Copy the records below exactly, omitting any pictures they contain.
··········
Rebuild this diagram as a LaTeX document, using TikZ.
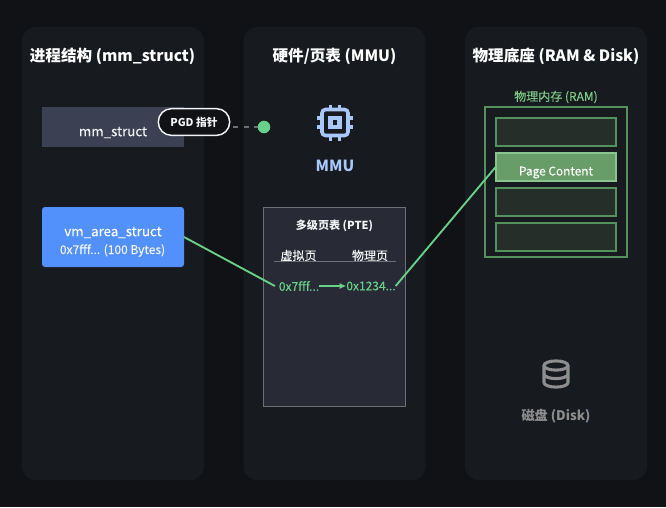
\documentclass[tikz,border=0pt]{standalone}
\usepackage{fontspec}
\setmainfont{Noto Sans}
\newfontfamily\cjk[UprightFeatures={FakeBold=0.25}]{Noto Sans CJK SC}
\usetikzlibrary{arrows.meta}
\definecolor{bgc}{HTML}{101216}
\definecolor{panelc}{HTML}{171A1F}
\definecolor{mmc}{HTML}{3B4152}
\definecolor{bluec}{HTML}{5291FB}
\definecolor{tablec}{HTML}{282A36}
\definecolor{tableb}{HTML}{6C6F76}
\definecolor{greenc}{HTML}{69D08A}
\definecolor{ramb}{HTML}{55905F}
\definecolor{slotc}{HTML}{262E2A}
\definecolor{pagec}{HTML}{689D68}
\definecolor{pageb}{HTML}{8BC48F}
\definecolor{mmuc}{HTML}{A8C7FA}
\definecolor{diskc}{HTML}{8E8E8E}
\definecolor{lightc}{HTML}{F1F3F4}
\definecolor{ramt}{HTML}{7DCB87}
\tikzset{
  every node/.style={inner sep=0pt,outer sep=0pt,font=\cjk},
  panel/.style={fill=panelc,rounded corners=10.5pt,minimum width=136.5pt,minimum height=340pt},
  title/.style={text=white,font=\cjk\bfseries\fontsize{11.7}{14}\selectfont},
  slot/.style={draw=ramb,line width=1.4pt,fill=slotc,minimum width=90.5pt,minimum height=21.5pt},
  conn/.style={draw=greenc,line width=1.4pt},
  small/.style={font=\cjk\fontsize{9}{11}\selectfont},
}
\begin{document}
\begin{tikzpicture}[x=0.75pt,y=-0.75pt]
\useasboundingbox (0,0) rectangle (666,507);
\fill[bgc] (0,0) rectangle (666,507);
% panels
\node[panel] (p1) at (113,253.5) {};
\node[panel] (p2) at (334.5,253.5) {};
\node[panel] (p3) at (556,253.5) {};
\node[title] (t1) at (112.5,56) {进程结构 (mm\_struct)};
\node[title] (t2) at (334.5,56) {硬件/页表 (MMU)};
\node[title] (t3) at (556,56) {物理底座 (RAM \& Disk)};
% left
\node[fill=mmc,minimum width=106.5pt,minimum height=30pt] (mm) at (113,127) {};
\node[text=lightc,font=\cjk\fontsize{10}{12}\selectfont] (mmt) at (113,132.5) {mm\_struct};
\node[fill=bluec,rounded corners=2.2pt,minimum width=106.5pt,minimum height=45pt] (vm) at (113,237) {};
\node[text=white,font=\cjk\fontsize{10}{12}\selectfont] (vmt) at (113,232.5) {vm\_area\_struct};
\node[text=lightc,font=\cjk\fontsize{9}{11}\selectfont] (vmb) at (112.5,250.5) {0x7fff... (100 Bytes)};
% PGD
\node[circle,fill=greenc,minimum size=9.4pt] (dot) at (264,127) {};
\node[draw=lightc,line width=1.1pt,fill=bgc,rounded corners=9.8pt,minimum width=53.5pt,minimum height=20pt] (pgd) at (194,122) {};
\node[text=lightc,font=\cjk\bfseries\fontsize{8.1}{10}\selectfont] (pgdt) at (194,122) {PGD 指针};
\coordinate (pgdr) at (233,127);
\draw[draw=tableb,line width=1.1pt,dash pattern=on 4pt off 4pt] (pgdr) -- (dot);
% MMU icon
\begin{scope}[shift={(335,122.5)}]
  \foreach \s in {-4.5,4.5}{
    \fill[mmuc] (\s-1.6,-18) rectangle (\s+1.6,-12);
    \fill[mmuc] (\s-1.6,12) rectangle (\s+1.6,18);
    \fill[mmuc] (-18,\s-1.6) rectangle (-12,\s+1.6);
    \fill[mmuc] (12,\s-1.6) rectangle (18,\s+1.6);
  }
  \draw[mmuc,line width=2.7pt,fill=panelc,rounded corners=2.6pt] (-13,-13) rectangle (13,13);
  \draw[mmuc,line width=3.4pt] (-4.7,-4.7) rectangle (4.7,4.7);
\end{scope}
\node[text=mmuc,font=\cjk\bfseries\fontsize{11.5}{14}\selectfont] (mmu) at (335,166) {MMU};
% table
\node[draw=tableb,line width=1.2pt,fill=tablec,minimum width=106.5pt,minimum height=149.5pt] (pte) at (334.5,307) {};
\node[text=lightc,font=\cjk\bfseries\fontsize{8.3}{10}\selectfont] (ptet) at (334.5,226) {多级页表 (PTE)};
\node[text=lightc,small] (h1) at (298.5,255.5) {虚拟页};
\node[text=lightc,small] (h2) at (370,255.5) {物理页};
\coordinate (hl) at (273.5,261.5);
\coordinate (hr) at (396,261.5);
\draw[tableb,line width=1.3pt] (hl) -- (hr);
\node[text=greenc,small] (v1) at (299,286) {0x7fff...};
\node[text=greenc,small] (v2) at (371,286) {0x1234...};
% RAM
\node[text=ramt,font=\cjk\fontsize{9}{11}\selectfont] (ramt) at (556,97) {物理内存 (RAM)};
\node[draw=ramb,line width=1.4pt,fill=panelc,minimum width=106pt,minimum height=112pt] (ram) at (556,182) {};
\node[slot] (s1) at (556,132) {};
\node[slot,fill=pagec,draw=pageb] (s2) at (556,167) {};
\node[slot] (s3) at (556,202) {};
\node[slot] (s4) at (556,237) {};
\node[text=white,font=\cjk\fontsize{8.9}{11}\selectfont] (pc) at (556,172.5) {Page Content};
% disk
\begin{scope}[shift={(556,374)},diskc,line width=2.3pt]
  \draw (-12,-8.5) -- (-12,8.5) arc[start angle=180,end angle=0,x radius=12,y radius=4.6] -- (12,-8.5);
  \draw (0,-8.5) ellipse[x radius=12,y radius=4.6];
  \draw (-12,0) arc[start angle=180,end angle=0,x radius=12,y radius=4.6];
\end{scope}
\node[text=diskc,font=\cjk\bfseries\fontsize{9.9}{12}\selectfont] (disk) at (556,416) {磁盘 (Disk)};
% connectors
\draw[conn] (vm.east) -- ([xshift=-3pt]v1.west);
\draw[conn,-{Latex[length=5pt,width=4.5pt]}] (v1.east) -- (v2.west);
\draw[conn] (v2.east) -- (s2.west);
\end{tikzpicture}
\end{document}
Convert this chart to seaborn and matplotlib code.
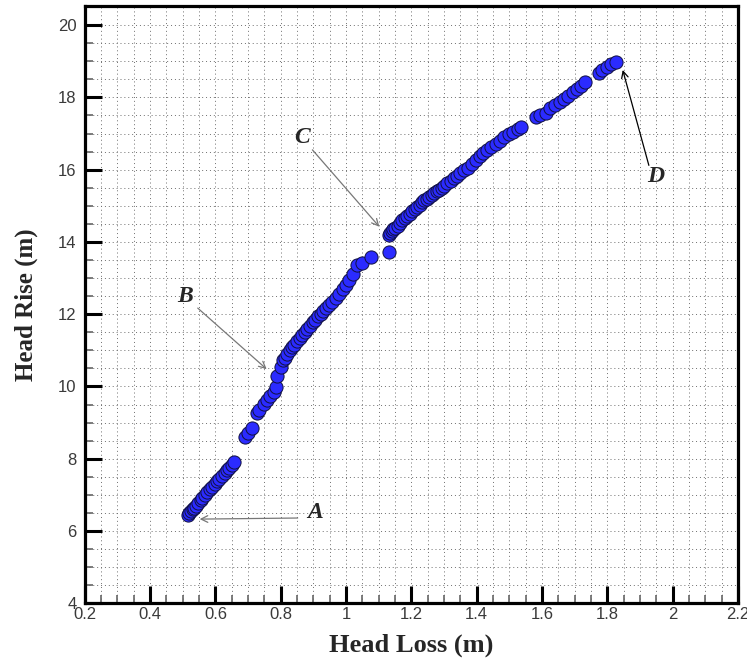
··········
__ANSWER TO THE TASK__:
Rebuild this diagram as a LaTeX document, using TikZ.
\documentclass[tikz,border=0pt]{standalone}
\usepackage{fontspec}
\setmainfont{Noto Sans}
\newfontfamily\cjk[UprightFeatures={FakeBold=0.25}]{Noto Sans CJK SC}
\usetikzlibrary{arrows.meta}
\definecolor{bgc}{HTML}{101216}
\definecolor{panelc}{HTML}{171A1F}
\definecolor{mmc}{HTML}{3B4152}
\definecolor{bluec}{HTML}{5291FB}
\definecolor{tablec}{HTML}{282A36}
\definecolor{tableb}{HTML}{6C6F76}
\definecolor{greenc}{HTML}{69D08A}
\definecolor{ramb}{HTML}{55905F}
\definecolor{slotc}{HTML}{262E2A}
\definecolor{pagec}{HTML}{689D68}
\definecolor{pageb}{HTML}{8BC48F}
\definecolor{mmuc}{HTML}{A8C7FA}
\definecolor{diskc}{HTML}{8E8E8E}
\definecolor{lightc}{HTML}{F1F3F4}
\definecolor{ramt}{HTML}{7DCB87}
\tikzset{
  every node/.style={inner sep=0pt,outer sep=0pt,font=\cjk},
  panel/.style={fill=panelc,rounded corners=10.5pt,minimum width=136.5pt,minimum height=340pt},
  title/.style={text=white,font=\cjk\bfseries\fontsize{11.7}{14}\selectfont},
  slot/.style={draw=ramb,line width=1.4pt,fill=slotc,minimum width=90.5pt,minimum height=21.5pt},
  conn/.style={draw=greenc,line width=1.4pt},
  small/.style={font=\cjk\fontsize{9}{11}\selectfont},
}
\begin{document}
\begin{tikzpicture}[x=0.75pt,y=-0.75pt]
\useasboundingbox (0,0) rectangle (666,507);
\fill[bgc] (0,0) rectangle (666,507);
% panels
\node[panel] (p1) at (113,253.5) {};
\node[panel] (p2) at (334.5,253.5) {};
\node[panel] (p3) at (556,253.5) {};
\node[title] (t1) at (112.5,56) {进程结构 (mm\_struct)};
\node[title] (t2) at (334.5,56) {硬件/页表 (MMU)};
\node[title] (t3) at (556,56) {物理底座 (RAM \& Disk)};
% left
\node[fill=mmc,minimum width=106.5pt,minimum height=30pt] (mm) at (113,127) {};
\node[text=lightc,font=\cjk\fontsize{10}{12}\selectfont] (mmt) at (113,132.5) {mm\_struct};
\node[fill=bluec,rounded corners=2.2pt,minimum width=106.5pt,minimum height=45pt] (vm) at (113,237) {};
\node[text=white,font=\cjk\fontsize{10}{12}\selectfont] (vmt) at (113,232.5) {vm\_area\_struct};
\node[text=lightc,font=\cjk\fontsize{9}{11}\selectfont] (vmb) at (112.5,250.5) {0x7fff... (100 Bytes)};
% PGD
\node[circle,fill=greenc,minimum size=9.4pt] (dot) at (264,127) {};
\node[draw=lightc,line width=1.1pt,fill=bgc,rounded corners=9.8pt,minimum width=53.5pt,minimum height=20pt] (pgd) at (194,122) {};
\node[text=lightc,font=\cjk\bfseries\fontsize{8.1}{10}\selectfont] (pgdt) at (194,122) {PGD 指针};
\coordinate (pgdr) at (233,127);
\draw[draw=tableb,line width=1.1pt,dash pattern=on 4pt off 4pt] (pgdr) -- (dot);
% MMU icon
\begin{scope}[shift={(335,122.5)}]
  \foreach \s in {-4.5,4.5}{
    \fill[mmuc] (\s-1.6,-18) rectangle (\s+1.6,-12);
    \fill[mmuc] (\s-1.6,12) rectangle (\s+1.6,18);
    \fill[mmuc] (-18,\s-1.6) rectangle (-12,\s+1.6);
    \fill[mmuc] (12,\s-1.6) rectangle (18,\s+1.6);
  }
  \draw[mmuc,line width=2.7pt,fill=panelc,rounded corners=2.6pt] (-13,-13) rectangle (13,13);
  \draw[mmuc,line width=3.4pt] (-4.7,-4.7) rectangle (4.7,4.7);
\end{scope}
\node[text=mmuc,font=\cjk\bfseries\fontsize{11.5}{14}\selectfont] (mmu) at (335,166) {MMU};
% table
\node[draw=tableb,line width=1.2pt,fill=tablec,minimum width=106.5pt,minimum height=149.5pt] (pte) at (334.5,307) {};
\node[text=lightc,font=\cjk\bfseries\fontsize{8.3}{10}\selectfont] (ptet) at (334.5,226) {多级页表 (PTE)};
\node[text=lightc,small] (h1) at (298.5,255.5) {虚拟页};
\node[text=lightc,small] (h2) at (370,255.5) {物理页};
\coordinate (hl) at (273.5,261.5);
\coordinate (hr) at (396,261.5);
\draw[tableb,line width=1.3pt] (hl) -- (hr);
\node[text=greenc,small] (v1) at (299,286) {0x7fff...};
\node[text=greenc,small] (v2) at (371,286) {0x1234...};
% RAM
\node[text=ramt,font=\cjk\fontsize{9}{11}\selectfont] (ramt) at (556,97) {物理内存 (RAM)};
\node[draw=ramb,line width=1.4pt,fill=panelc,minimum width=106pt,minimum height=112pt] (ram) at (556,182) {};
\node[slot] (s1) at (556,132) {};
\node[slot,fill=pagec,draw=pageb] (s2) at (556,167) {};
\node[slot] (s3) at (556,202) {};
\node[slot] (s4) at (556,237) {};
\node[text=white,font=\cjk\fontsize{8.9}{11}\selectfont] (pc) at (556,172.5) {Page Content};
% disk
\begin{scope}[shift={(556,374)},diskc,line width=2.3pt]
  \draw (-12,-8.5) -- (-12,8.5) arc[start angle=180,end angle=0,x radius=12,y radius=4.6] -- (12,-8.5);
  \draw (0,-8.5) ellipse[x radius=12,y radius=4.6];
  \draw (-12,0) arc[start angle=180,end angle=0,x radius=12,y radius=4.6];
\end{scope}
\node[text=diskc,font=\cjk\bfseries\fontsize{9.9}{12}\selectfont] (disk) at (556,416) {磁盘 (Disk)};
% connectors
\draw[conn] (vm.east) -- ([xshift=-3pt]v1.west);
\draw[conn,-{Latex[length=5pt,width=4.5pt]}] (v1.east) -- (v2.west);
\draw[conn] (v2.east) -- (s2.west);
\end{tikzpicture}
\end{document}
Convert this chart to seaborn and matplotlib code.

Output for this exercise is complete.